> [TO BE DONE]
What follows is a listing; give it again exactly, in its entirety.

[begin GIVEN INFORMATION]

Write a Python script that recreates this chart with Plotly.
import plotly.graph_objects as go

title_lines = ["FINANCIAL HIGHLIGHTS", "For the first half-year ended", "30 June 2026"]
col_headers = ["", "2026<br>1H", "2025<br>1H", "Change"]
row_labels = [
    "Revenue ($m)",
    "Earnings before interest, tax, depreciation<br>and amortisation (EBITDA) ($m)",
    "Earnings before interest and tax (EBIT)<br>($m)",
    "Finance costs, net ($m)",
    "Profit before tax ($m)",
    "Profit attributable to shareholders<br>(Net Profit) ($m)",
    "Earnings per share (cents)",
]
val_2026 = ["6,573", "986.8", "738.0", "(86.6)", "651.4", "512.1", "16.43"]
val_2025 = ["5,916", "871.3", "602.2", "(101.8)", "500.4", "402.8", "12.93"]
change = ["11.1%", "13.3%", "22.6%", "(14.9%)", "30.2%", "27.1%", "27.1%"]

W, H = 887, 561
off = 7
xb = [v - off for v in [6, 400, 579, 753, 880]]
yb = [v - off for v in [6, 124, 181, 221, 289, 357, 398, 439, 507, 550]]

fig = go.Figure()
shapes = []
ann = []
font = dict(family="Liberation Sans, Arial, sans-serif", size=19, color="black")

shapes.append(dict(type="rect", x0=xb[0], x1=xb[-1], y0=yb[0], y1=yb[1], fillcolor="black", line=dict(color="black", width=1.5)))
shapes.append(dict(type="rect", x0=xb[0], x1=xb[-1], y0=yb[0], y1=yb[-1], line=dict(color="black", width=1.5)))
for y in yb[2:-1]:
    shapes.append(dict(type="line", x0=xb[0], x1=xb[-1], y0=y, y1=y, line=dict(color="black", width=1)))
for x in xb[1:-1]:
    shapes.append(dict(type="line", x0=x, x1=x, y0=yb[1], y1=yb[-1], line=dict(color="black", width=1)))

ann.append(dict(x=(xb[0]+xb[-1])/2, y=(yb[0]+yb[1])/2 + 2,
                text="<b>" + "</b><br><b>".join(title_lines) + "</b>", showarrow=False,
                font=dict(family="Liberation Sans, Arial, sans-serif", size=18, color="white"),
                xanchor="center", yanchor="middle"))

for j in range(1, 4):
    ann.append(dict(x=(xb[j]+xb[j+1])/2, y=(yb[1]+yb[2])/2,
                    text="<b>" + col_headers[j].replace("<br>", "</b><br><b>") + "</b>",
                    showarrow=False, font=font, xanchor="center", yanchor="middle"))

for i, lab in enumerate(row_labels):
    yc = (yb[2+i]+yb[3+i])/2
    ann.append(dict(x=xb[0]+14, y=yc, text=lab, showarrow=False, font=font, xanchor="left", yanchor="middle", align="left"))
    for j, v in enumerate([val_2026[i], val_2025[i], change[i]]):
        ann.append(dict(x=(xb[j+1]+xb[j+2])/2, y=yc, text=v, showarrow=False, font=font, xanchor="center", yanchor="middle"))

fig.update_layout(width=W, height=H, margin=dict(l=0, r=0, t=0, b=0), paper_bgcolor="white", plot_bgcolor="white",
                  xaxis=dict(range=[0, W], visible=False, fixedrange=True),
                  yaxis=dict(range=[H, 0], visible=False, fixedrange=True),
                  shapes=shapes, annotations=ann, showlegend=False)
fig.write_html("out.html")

[end GIVEN INFORMATION]

> [REPLY]
Write a Python script that recreates this chart with Plotly.
import plotly.graph_objects as go

title_lines = ["FINANCIAL HIGHLIGHTS", "For the first half-year ended", "30 June 2026"]
col_headers = ["", "2026<br>1H", "2025<br>1H", "Change"]
row_labels = [
    "Revenue ($m)",
    "Earnings before interest, tax, depreciation<br>and amortisation (EBITDA) ($m)",
    "Earnings before interest and tax (EBIT)<br>($m)",
    "Finance costs, net ($m)",
    "Profit before tax ($m)",
    "Profit attributable to shareholders<br>(Net Profit) ($m)",
    "Earnings per share (cents)",
]
val_2026 = ["6,573", "986.8", "738.0", "(86.6)", "651.4", "512.1", "16.43"]
val_2025 = ["5,916", "871.3", "602.2", "(101.8)", "500.4", "402.8", "12.93"]
change = ["11.1%", "13.3%", "22.6%", "(14.9%)", "30.2%", "27.1%", "27.1%"]

W, H = 887, 561
off = 7
xb = [v - off for v in [6, 400, 579, 753, 880]]
yb = [v - off for v in [6, 124, 181, 221, 289, 357, 398, 439, 507, 550]]

fig = go.Figure()
shapes = []
ann = []
font = dict(family="Liberation Sans, Arial, sans-serif", size=19, color="black")

shapes.append(dict(type="rect", x0=xb[0], x1=xb[-1], y0=yb[0], y1=yb[1], fillcolor="black", line=dict(color="black", width=1.5)))
shapes.append(dict(type="rect", x0=xb[0], x1=xb[-1], y0=yb[0], y1=yb[-1], line=dict(color="black", width=1.5)))
for y in yb[2:-1]:
    shapes.append(dict(type="line", x0=xb[0], x1=xb[-1], y0=y, y1=y, line=dict(color="black", width=1)))
for x in xb[1:-1]:
    shapes.append(dict(type="line", x0=x, x1=x, y0=yb[1], y1=yb[-1], line=dict(color="black", width=1)))

ann.append(dict(x=(xb[0]+xb[-1])/2, y=(yb[0]+yb[1])/2 + 2,
                text="<b>" + "</b><br><b>".join(title_lines) + "</b>", showarrow=False,
                font=dict(family="Liberation Sans, Arial, sans-serif", size=18, color="white"),
                xanchor="center", yanchor="middle"))

for j in range(1, 4):
    ann.append(dict(x=(xb[j]+xb[j+1])/2, y=(yb[1]+yb[2])/2,
                    text="<b>" + col_headers[j].replace("<br>", "</b><br><b>") + "</b>",
                    showarrow=False, font=font, xanchor="center", yanchor="middle"))

for i, lab in enumerate(row_labels):
    yc = (yb[2+i]+yb[3+i])/2
    ann.append(dict(x=xb[0]+14, y=yc, text=lab, showarrow=False, font=font, xanchor="left", yanchor="middle", align="left"))
    for j, v in enumerate([val_2026[i], val_2025[i], change[i]]):
        ann.append(dict(x=(xb[j+1]+xb[j+2])/2, y=yc, text=v, showarrow=False, font=font, xanchor="center", yanchor="middle"))

fig.update_layout(width=W, height=H, margin=dict(l=0, r=0, t=0, b=0), paper_bgcolor="white", plot_bgcolor="white",
                  xaxis=dict(range=[0, W], visible=False, fixedrange=True),
                  yaxis=dict(range=[H, 0], visible=False, fixedrange=True),
                  shapes=shapes, annotations=ann, showlegend=False)
fig.write_html("out.html")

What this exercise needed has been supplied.